A buddy of mine gave me a couple spring black bear steaks a number of years ago. I let him hang the bear at my property in Ketchikan so I guess he felt he owed me something. Looking back, I now think he was doing the opposite..... My wife and I bbq'd them up and I was able to choke a bite or two down, but hit a bit of fat and the gaminess was x10 so that ended any ideas of eating bear. He made pepper sticks out of it much of it which were very tasty, but those were a 50/50% pork/bear mix with lots of spices so even though he called them bear sticks, they were just as much pork sticks.
 
Let's get something straight here. Unless I were starving to death, I ain't eating DOG.
CASE CLOSED.

That said, let me drop a couple of funny stories on you on this subject.

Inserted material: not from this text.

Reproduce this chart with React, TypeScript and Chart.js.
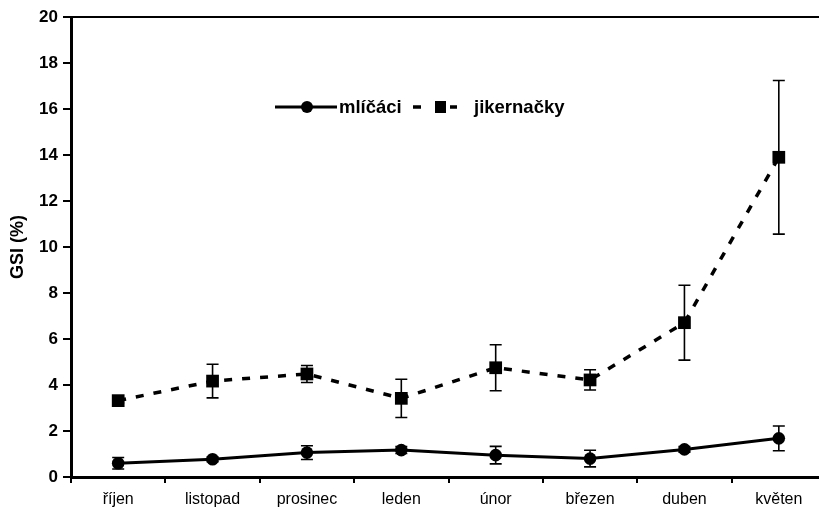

1) More than twenty years ago, inspectors doing a routine check of some food vendors at the Washington State (Puyallup) Fair found out that one or two of the Asian vendors were secretly selling some of their customers who asked for it...dog or cat meat on a stick. They were made to stop doing this, of course. I only found out because I did some temp work there many years back.

2) When I was young, I lived in the Philippines for about a year. My mom and I are walking down the street in Manila, and I saw a heavy-set American tourist lady walking this huge standard poodle on a leather leash. A Filipino man came running up behind her with a bolo knife and slashed through that leash in one quick stroke. He grabbed the poodle and ran off down the street. The woman started screaming, but no one cared, no one helped her. They mostly just laughed at her. The dog probably ended up in a butcher's shop later that day. In Manila, he wasn't taken to be groomed for the local dog show, I can tell you that.
 
It smells funny when you're browning it in the frying pan. But it's tasty in a stir-fry or in stew. There's no fat, and the meat that I had didn't have any gristles/tendons.

Because they might have parasites, it's important to cook it at a high-enough temperature long enough to kill off any cooties. Peterson's says this about it:

"Contamination is easily prevented by cleaning knives and cutting surfaces after processing, freezing the meat for at least 21 days, and cooking to an internal temperature of at least 165 degrees Fahrenheit."

Yup MTN Lion is awesome meat, very tasty.
 
I have eaten coyote, and it was good. It was not the "if I was dying in the jungle" good, but seriously good. We shot a coyote, cooled it down quick, chunked it into pieces, put in in a large mason jar with salt water for 6 hours, and cooked it in a pan with butter on the campfire. It tasted like bear or ox tail (rich and beefy). I would not do it in the heat of summer, or shoot a coyote near town that was living off baby diapers, but if I shoot another one I will eat it, and feed it to my coworkers on potluck day.
 
Ate rock chuck, fried. Only once. Mountain lion several times and several ways. Black bear multiple times as roast. Idea of coyote sorta turns my stomach, unless I was desperate. Then I'd eat authentic Indian curry. Not American version but real stuff. Been to India and about starved. They used curries instead of refrigeration. Enough spice and heat to warp a cast iron skillet. Kind of like kimchi, I've tried. Indigenous people people in Alaska , family members in Alaska, eat somethings that cannot make it past my nose. All that to say, glad the government can't dictate my food intake. Yet!